Streit: Hab' ich noch nicht so drauf geachtet. Und der Begriff von Macht ist in meinem weiblichen Umfeld kein bißchen erotisch, sondern eher negativ besetzt.

Neusüß: Dabei sind machtvolle Frauen so erotisch.

Streit: Im Reformprozeß der Stiftung haben die Frauen nicht nach der Macht geschrien. Sie hätten ja ohne weiteres sagen können: Wir sind hier zu siebzig Prozent Frauen, wir haben eine Mehrheit im Vorstand, wir reißen uns jetzt alles unter den Nagel.

Was passiert, wenn die Bündnisgrünen Ende September bei den Bundestagswahlen rausfliegen?

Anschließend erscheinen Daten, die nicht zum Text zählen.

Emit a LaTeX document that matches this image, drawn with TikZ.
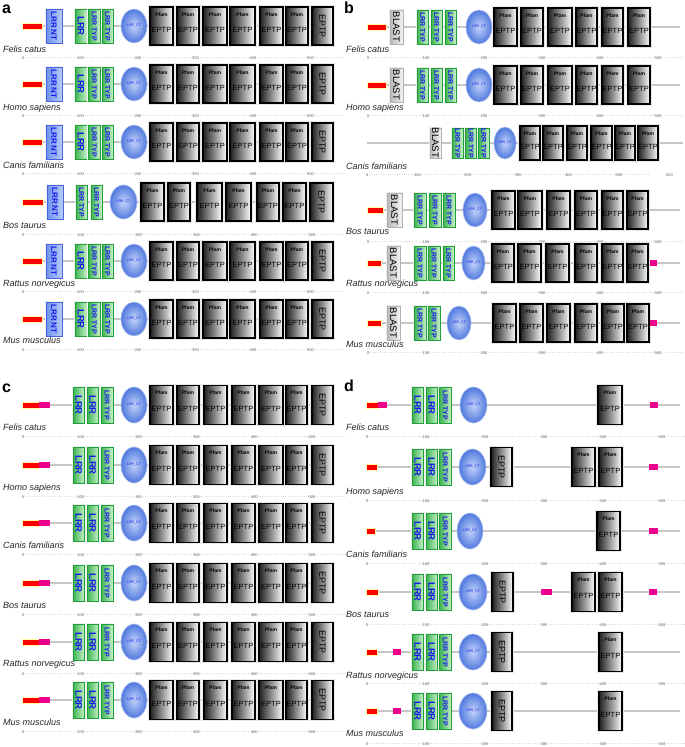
\documentclass[tikz,border=0pt]{standalone}
\usepackage{fontspec}
\setmainfont{Liberation Sans}
\definecolor{grD}{RGB}{60,180,80}
\definecolor{grL}{RGB}{200,240,203}
\definecolor{grE}{RGB}{30,160,55}
\definecolor{blD}{RGB}{110,145,235}
\definecolor{blL}{RGB}{185,205,250}
\definecolor{blE}{RGB}{70,100,225}
\definecolor{txtB}{RGB}{25,25,235}
\definecolor{ctIn}{RGB}{195,212,250}
\definecolor{ctOut}{RGB}{80,120,222}
\tikzset{
 bbone/.style={draw=gray!45, line width=2pt},
 redbar/.style={fill=red, draw=yellow!35, line width=0.2pt},
 magbar/.style={fill=magenta},
 ntbox/.style={left color=blD, right color=blL, draw=blE, line width=0.7pt},
 nttext/.style={rotate=-90, inner sep=0, text=txtB, font=\bfseries\fontsize{8}{8}\selectfont},
 grbox/.style={left color=grD, right color=grL, draw=grE, line width=0.7pt},
 grtext/.style={rotate=-90, inner sep=0, text=txtB},
 blbox/.style={left color=gray!55, right color=gray!8, draw=gray!60, line width=0.6pt},
 bltext/.style={rotate=-90, inner sep=0, text=black, font=\fontsize{9.5}{9.5}\selectfont},
 ctfill/.style={inner color=ctIn, outer color=ctOut, draw=ctOut!45, line width=0.7pt},
 cttext/.style={inner sep=0, text=txtB, font=\fontsize{3.6}{4}\selectfont},
 pfbox/.style={left color=black!88, right color=white, draw=black, line width=1.2pt},
 pftext/.style={inner sep=0, text=black, font=\bfseries\fontsize{5}{5}\selectfont},
 eptext/.style={inner sep=0, text=black, font=\fontsize{7.5}{7.5}\selectfont},
 bigep/.style={rotate=-90, inner sep=0, text=black, font=\fontsize{9}{9}\selectfont},
 axnum/.style={inner sep=0, text=gray!85!black, font=\fontsize{4}{4}\selectfont},
 axline/.style={draw=gray!30, dotted, line width=0.3pt},
 splab/.style={anchor=west, inner sep=0, text height=6.5pt, text depth=1.8pt, text=black!85, font=\itshape\fontsize{9}{9}\selectfont},
 panlab/.style={anchor=base west, inner sep=0, font=\bfseries\fontsize{16}{16}\selectfont}
}
\def\bxh{17}\def\pfh{19}
\newcommand\bbn[3]{\draw[bbone] (#1,#3) -- (#2,#3);}
\newcommand\redb[3]{\path[redbar] (#1,#3-2.8) rectangle (#2,#3+2.8);}
\newcommand\magb[3]{\path[magbar] (#1,#3-2.6) rectangle (#2,#3+2.6);}
\newcommand\ntb[3]{\fill[gray!12] (#1-1.2,#3-\bxh-1.2) rectangle (#2+1.2,#3+\bxh+1.2);
 \path[ntbox] (#1,#3-\bxh) rectangle (#2,#3+\bxh);
 \node[nttext] at ({(#1+#2)/2},#3) {LRR NT};}
\newcommand\lrr[3]{\fill[gray!12] (#1-1.2,#3-\bxh-1.2) rectangle (#2+1.2,#3+\bxh+1.2);
 \path[grbox] (#1,#3-\bxh) rectangle (#2,#3+\bxh);
 \node[grtext, font=\bfseries\fontsize{9.5}{9.5}\selectfont] at ({(#1+#2)/2},#3) {LRR};}
\newcommand\lrrt[3]{\fill[gray!12] (#1-1.2,#3-\bxh-1.2) rectangle (#2+1.2,#3+\bxh+1.2);
 \path[grbox] (#1,#3-\bxh) rectangle (#2,#3+\bxh);
 \node[grtext, font=\bfseries\fontsize{7}{7}\selectfont] at ({(#1+#2)/2},#3) {LRR TYP};}
\newcommand\blast[3]{\fill[gray!15] (#1-1.3,#3-\bxh-1.3) rectangle (#2+1.3,#3+\bxh+1.3);
 \path[blbox] (#1,#3-\bxh) rectangle (#2,#3+\bxh);
 \node[bltext] at ({(#1+#2)/2},#3) {BLAST};}
\newcommand\cte[3]{\pgfmathsetmacro\ctrx{(#2-#1)/2}%
 \path[ctfill] ({(#1+#2)/2},#3) ellipse [x radius=\ctrx pt, y radius=\bxh pt];
 \node[cttext] at ({(#1+#2)/2},#3) {LRR\_CT};}
\newcommand\pfb[3]{\fill[gray!18] (#1-1.6,#3-\pfh-1.6) rectangle (#2+1.6,#3+\pfh+1.6);
 \path[pfbox] (#1,#3-\pfh) rectangle (#2,#3+\pfh);
 \node[pftext] at ({(#1+#2)/2},#3-\pfh+7.5) {Pfam};
 \node[eptext] at ({(#1+#2)/2},#3+3.5) {EPTP};}
\newcommand\epb[3]{\fill[gray!18] (#1-1.6,#3-\pfh-1.6) rectangle (#2+1.6,#3+\pfh+1.6);
 \path[pfbox] (#1,#3-\pfh) rectangle (#2,#3+\pfh);
 \node[bigep] at ({(#1+#2)/2},#3) {EPTP};}
\newcommand\axs[4]{\draw[axline] (#1,#3-1) -- ({#1+5.6*#2},#3-1);
 \foreach \k in {0,...,#4}{\pgfmathtruncatemacro\axlab{100*\k}\node[axnum] at ({#1+\k*#2},#3) {\axlab};}}
\newcommand\spl[3]{\node[splab] at (#1,#2) {#3};}
\newcommand\rowA[1]{\bbn{22}{333}{#1}\redb{22}{42}{#1}\ntb{46}{62}{#1}
 \lrr{75}{87}{#1}\lrrt{88.5}{100}{#1}\lrrt{102}{113}{#1}\cte{121}{147}{#1}
 \pfb{150}{173}{#1}\pfb{177}{199}{#1}\pfb{203}{227}{#1}\pfb{230}{255}{#1}\pfb{260}{283}{#1}\pfb{286}{308}{#1}
 \epb{312}{333}{#1}}
\newcommand\rowB[1]{\bbn{367}{680}{#1}\redb{367}{386}{#1}\blast{390}{403}{#1}
 \lrrt{417}{428}{#1}\lrrt{431}{442}{#1}\lrrt{445}{456}{#1}\cte{466}{492}{#1}
 \pfb{494}{517}{#1}\pfb{521}{543}{#1}\pfb{548}{572}{#1}\pfb{576}{597}{#1}\pfb{602}{623}{#1}\pfb{628}{650}{#1}}
\newcommand\rowC[1]{\bbn{22}{333}{#1}\redb{22}{39}{#1}\magb{39}{50}{#1}
 \lrr{73}{84.5}{#1}\lrr{87}{98.5}{#1}\lrrt{101}{113}{#1}\cte{121}{147}{#1}
 \pfb{150}{173}{#1}\pfb{177}{199}{#1}\pfb{204}{227}{#1}\pfb{232}{255}{#1}\pfb{259}{283}{#1}\pfb{286}{307}{#1}
 \epb{312}{333}{#1}}
\newcommand\lrrD[1]{\lrr{412}{423.5}{#1}\lrr{426}{437.5}{#1}\lrrt{439.5}{451}{#1}}
\begin{document}
\begin{tikzpicture}[x=1pt,y=-1pt]
\useasboundingbox (0,0) rectangle (685,747);
\fill[white] (0,0) rectangle (685,747);
% panel letters
\node[panlab] (La) at (2,13) {a};
\node[panlab] (Lb) at (344,13) {b};
\node[panlab] (Lc) at (2,392) {c};
\node[panlab] (Ld) at (344,391) {d};
% ---------------- panel a
\def\bxh{17}\def\pfh{19}
\rowA{26}\spl{3}{50}{Felis catus}\axs{23}{57.5}{58}{5}
\rowA{84}\spl{3}{108}{Homo sapiens}\axs{23}{57.5}{116}{5}
\rowA{142}\spl{3}{166}{Canis familiaris}\axs{23}{57.5}{174}{5}
\bbn{22}{333}{202}\redb{22}{43}{202}\ntb{47}{63}{202}
\lrrt{76}{87}{202}\lrrt{91}{102}{202}\cte{110}{137}{202}
\pfb{141}{164}{202}\pfb{168}{190}{202}\pfb{197}{222}{202}\pfb{226}{251}{202}\pfb{257}{279}{202}\pfb{283}{306}{202}
\epb{310}{333}{202}
\spl{3}{226}{Bos taurus}\axs{23}{57.8}{235}{5}
\rowA{261}\spl{3}{284}{Rattus norvegicus}\axs{23}{57.5}{292}{5}
\rowA{319}\spl{3}{341}{Mus musculus}\axs{23}{57.5}{350}{5}
% ---------------- panel b
\rowB{27}\spl{346}{50}{Felis catus}\axs{368}{58}{58}{5}
\rowB{85}\spl{346}{108}{Homo sapiens}\axs{368}{58}{116}{5}
{\def\bxh{15}\def\pfh{17}
\bbn{367}{683}{143}\blast{430}{441}{143}
\lrrt{452}{463}{143}\lrrt{465.5}{476.5}{143}\lrrt{478.5}{489}{143}
{\def\bxh{16}\cte{494}{516}{143}}
\pfb{520}{540}{143}\pfb{543}{563}{143}\pfb{567}{587}{143}\pfb{591}{612}{143}\pfb{615}{635}{143}\pfb{638}{658}{143}}
\spl{346}{167}{Canis familiaris}\axs{367}{50.4}{175}{6}
\bbn{367}{680}{210}\redb{367}{383}{210}\blast{387}{402}{210}
\lrrt{414}{426}{210}\lrrt{429}{441}{210}\lrrt{443}{455}{210}\cte{463}{487}{210}
\pfb{492}{515}{210}\pfb{518}{542}{210}\pfb{547}{570}{210}\pfb{575}{597}{210}\pfb{602}{623}{210}\pfb{627}{648}{210}
\spl{346}{232}{Bos taurus}\axs{368}{58}{242}{5}
\bbn{367}{680}{263}\redb{367}{381}{263}\blast{387}{400}{263}
\lrrt{414}{426}{263}\lrrt{428}{440}{263}\lrrt{443}{454}{263}\cte{462}{485}{263}
\pfb{492}{514}{263}\pfb{518}{541}{263}\pfb{546}{569}{263}\pfb{575}{597}{263}\pfb{602}{623}{263}\pfb{627}{648}{263}
\magb{650}{657}{263}
\spl{346}{284}{Rattus norvegicus}\axs{368}{58}{293}{5}
\bbn{367}{680}{323}\redb{367}{381}{323}\blast{387}{400}{323}
\lrrt{414}{426}{323}\lrrt{428}{440}{323}\cte{447}{471}{323}
\pfb{493}{516}{323}\pfb{520}{543}{323}\pfb{547}{570}{323}\pfb{575}{597}{323}\pfb{602}{624}{323}\pfb{627}{649}{323}
\magb{650}{657}{323}
\spl{346}{345}{Mus musculus}\axs{368}{58}{353}{5}
% ---------------- panel c
\def\bxh{18}\def\pfh{19.5}
\rowC{405}\spl{3}{428}{Felis catus}\axs{23}{57.8}{437}{5}
\rowC{465}\spl{3}{488}{Homo sapiens}\axs{23}{57.8}{497}{5}
\rowC{523}\spl{3}{546}{Canis familiaris}\axs{23}{57.8}{555}{5}
\rowC{583}\spl{3}{606}{Bos taurus}\axs{23}{57.8}{615}{5}
\rowC{642}\spl{3}{664}{Rattus norvegicus}\axs{23}{57.8}{674}{5}
\rowC{700}\spl{3}{723}{Mus musculus}\axs{23}{57.8}{732}{5}
% ---------------- panel d
\bbn{366}{680}{405}\redb{366}{378}{405}\magb{378}{387}{405}\lrrD{405}\cte{460}{487}{405}
\pfb{598}{622}{405}\magb{650}{658}{405}
\spl{346}{428}{Felis catus}\axs{367}{59}{437}{5}
\bbn{366}{680}{467}\redb{366}{377}{467}\lrrD{467}\cte{459}{486}{467}\epb{491}{512}{467}
\pfb{572}{595}{467}\pfb{599}{622}{467}\magb{649}{658}{467}
\spl{346}{492}{Homo sapiens}\axs{367}{59}{501}{5}
\bbn{366}{680}{531}\redb{366}{375}{531}\lrrD{531}\cte{457}{483}{531}
\pfb{597}{620}{531}\magb{649}{658}{531}
\spl{346}{555}{Canis familiaris}\axs{367}{59}{564}{5}
\bbn{366}{680}{592}\redb{366}{378}{592}\lrrD{592}\cte{459}{487}{592}\epb{492}{513}{592}
\magb{541}{552}{592}\pfb{572}{595}{592}\pfb{599}{622}{592}\magb{649}{657}{592}
\spl{346}{615}{Bos taurus}\axs{367}{59}{625}{5}
\bbn{366}{680}{652}\redb{366}{377}{652}\magb{393}{401}{652}\lrrD{652}\cte{459}{487}{652}\epb{492}{512}{652}
\pfb{599}{622}{652}
\spl{346}{676}{Rattus norvegicus}\axs{367}{59}{684}{5}
\bbn{366}{680}{711}\redb{366}{377}{711}\magb{393}{401}{711}\lrrD{711}\cte{459}{487}{711}\epb{492}{512}{711}
\pfb{599}{622}{711}
\spl{346}{734}{Mus musculus}\axs{367}{59}{744}{5}
\end{tikzpicture}
\end{document}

Neusüß: Wir müßten dann mit einem langsamen Abbau der öffentlichen Mittel rechnen, vielleicht noch nicht 1999, aber danach. Dabei setzen wir nicht nur auf die sieben Prozent Frauen, die laut aktuellen Umfragen die Grünen wählen, sondern auch die fünf Prozent Männer. Das bedeutet, daß die Grünen sehr sorgfältig mit ihrem weiblichen Wählerpotential umgehen und noch mehr Männer gewinnen müssen.